Near by, Absu, a four-year-old girl whose curly black hair is shot with streaks of blonde — one of the telltale signs of severe malnutrition — sits on a plastic sheet at the feet of her grandmother and also hungrily devours a plate of the apparently magic paste. "She became sick some time ago — since last year we have not had enough to eat," says Abu, her grandmother.

"I have struggled every day to find her food, but nothing works like the stuff they have here." Absu's mother died two years ago giving birth to another child.

Plumpy'nut, devised by a French scientist less than two years ago, is simple to deliver and to administer and has changed the nature of food-relief efforts. It comes in a small foil package, 2in square, and is given to children by their mothers. Once back to normal weight for their age, children need only one sachet a day to remain healthy.

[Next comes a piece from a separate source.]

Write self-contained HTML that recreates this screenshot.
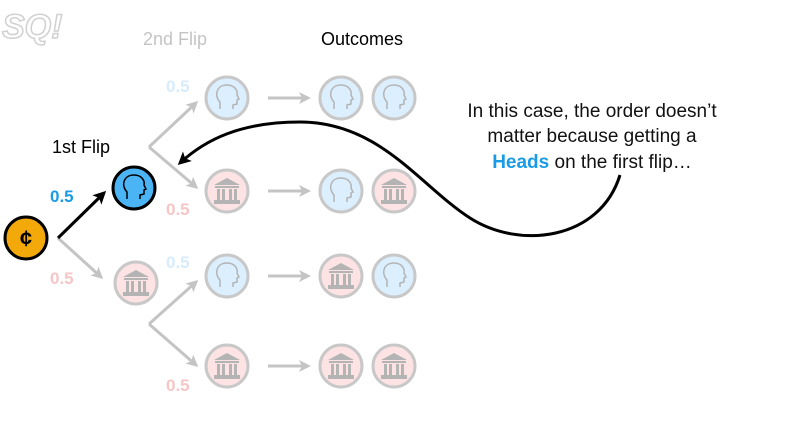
<!DOCTYPE html>
<html><head><meta charset="utf-8"><style>
html,body{margin:0;padding:0;background:#fff;}
svg{display:block;font-family:"Liberation Sans",sans-serif;}
</style></head><body>
<svg width="789" height="447" viewBox="0 0 789 447" xmlns="http://www.w3.org/2000/svg">
<defs>
<marker id="ag" markerWidth="12" markerHeight="12" refX="9" refY="6" orient="auto" markerUnits="userSpaceOnUse"><path d="M0,0 L12,6 L0,12 L3,6Z" fill="#c4c4c4"/></marker>
<marker id="ab" markerWidth="13" markerHeight="13" refX="10" refY="6.5" orient="auto" markerUnits="userSpaceOnUse"><path d="M0,0 L13,6.5 L0,13 L3,6.5Z" fill="#000"/></marker>
<g id="head"><path d="M-7,11 L-7,4 C-13,-2 -11,-13 0,-13 C8,-13 11,-7 10,-3 L12,1 L10,2 L10,6 L6,7 L6,11" fill="none" stroke-width="1.5"/></g>
<g id="temple"><path d="M-13,-6 L0,-13 L13,-6Z" /><rect x="-12" y="-5" width="24" height="2"/><rect x="-10" y="-2" width="3" height="11"/><rect x="-5" y="-2" width="3" height="11"/><rect x="2" y="-2" width="3" height="11"/><rect x="7" y="-2" width="3" height="11"/><rect x="-13" y="9" width="26" height="4"/></g>
<g id="H"><circle r="21" fill="#dcefff" stroke="#c8c8c8" stroke-width="3"/><use href="#head" stroke="#b4b4b4"/></g>
<g id="T"><circle r="21" fill="#fde3e3" stroke="#c8c8c8" stroke-width="3"/><use href="#temple" fill="#b4b4b4"/></g>
</defs>
<g opacity="0.3"><text x="2" y="38" font-size="34" font-weight="bold" font-style="italic" fill="#fff" stroke="#666" stroke-width="1.5">SQ!</text></g>
<text x="143" y="45" font-size="18" fill="#c4c4c4">2nd Flip</text>
<text x="321" y="45" font-size="18" fill="#000">Outcomes</text>
<text x="52" y="153" font-size="18" fill="#000">1st Flip</text>
<g stroke="#c4c4c4" stroke-width="3" fill="none" marker-end="url(#ag)">
<path d="M58,238 L101,277"/>
<path d="M149,147 L196,103"/><path d="M149,147 L196,187"/>
<path d="M149,324 L196,282"/><path d="M149,324 L196,365"/>
<path d="M268,98 L308,98"/><path d="M268,191 L308,191"/><path d="M268,276 L308,276"/><path d="M268,366 L308,366"/>
</g>
<path d="M58,238 L104,193" stroke="#000" stroke-width="3" marker-end="url(#ab)"/>
<g font-size="17" font-weight="bold">
<text x="50" y="202" fill="#1a9be6">0.5</text>
<text x="50" y="284" fill="#f5c6c6">0.5</text>
<text x="166" y="92" fill="#d6ecfd">0.5</text>
<text x="166" y="215" fill="#f5c6c6">0.5</text>
<text x="166" y="268" fill="#d6ecfd">0.5</text>
<text x="166" y="391" fill="#f5c6c6">0.5</text>
</g>
<circle cx="26" cy="238" r="21" fill="#f4a90a" stroke="#000" stroke-width="3"/>
<text x="26" y="246" font-size="22" font-weight="bold" text-anchor="middle" fill="#000">¢</text>
<circle cx="134" cy="188" r="21" fill="#4ab4f5" stroke="#000" stroke-width="3"/>
<use href="#head" x="134" y="188" stroke="#000"/>
<use href="#T" x="136" y="283"/>
<use href="#H" x="227" y="98"/><use href="#T" x="227" y="191"/><use href="#H" x="227" y="276"/><use href="#T" x="227" y="366"/>
<use href="#H" x="341" y="98"/><use href="#H" x="394" y="98"/>
<use href="#H" x="341" y="191"/><use href="#T" x="394" y="191"/>
<use href="#T" x="341" y="276"/><use href="#H" x="394" y="276"/>
<use href="#T" x="341" y="366"/><use href="#T" x="394" y="366"/>
<path d="M620,175 C600,240 520,250 470,218 C420,186 380,122 300,122 C240,122 205,140 180,163" fill="none" stroke="#000" stroke-width="3" marker-end="url(#ab)"/>
<g font-size="19" text-anchor="middle" fill="#111">
<text x="592" y="117">In this case, the order doesn’t</text>
<text x="592" y="142">matter because getting a</text>
<text x="592" y="168"><tspan fill="#1a9be6" font-weight="bold">Heads</tspan> on the first flip…</text>
</g>
</svg>
</body></html>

Previously, malnourished children were given milk and other vitamin-packed substances in hospital, by drip. It took several weeks for them to regain strength, and all the while they occupied precious space in hastily erected emergency centres. Once they are back home, their only hope of survival would be if their mothers, often weak and hungry themselves, could supplement their breast-feeding with special milk formulas. Those are costly and in areas of poor water supply prone to spreading other diseases, such as diarrhoea — which can kill weak children. Aid workers are unanimous in their approval of the product.

"Normally, in a crisis like this, several children relapse once discharged, but here in Niger the number of returns is very low. This means we are getting something right," says Johanne Sekkenes, the head of MSF in Niger.

Plumpy'nut was first used last year during the crisis in Darfur in western Sudan, but it is in Niger that it has come into its own. The crisis in the vast desert country in West Africa is not a traditional famine. There is plenty of food in the markets, but prices have rocketed because of a poor harvest after years of drought and, last year, the worst locust invasion for 40 years.

"This is a nutritional crisis, " Johanne Sekkenes explains. "Children are suffering from the cumulative effects of poor diets, a lack of health services, and diseases, such as diarrhoea. That is why they are in a far worse state than the adults."

Aid agencies have given warning that if food-relief efforts now under way are not sustained and there is another poor harvest then a catastrophic famine will follow.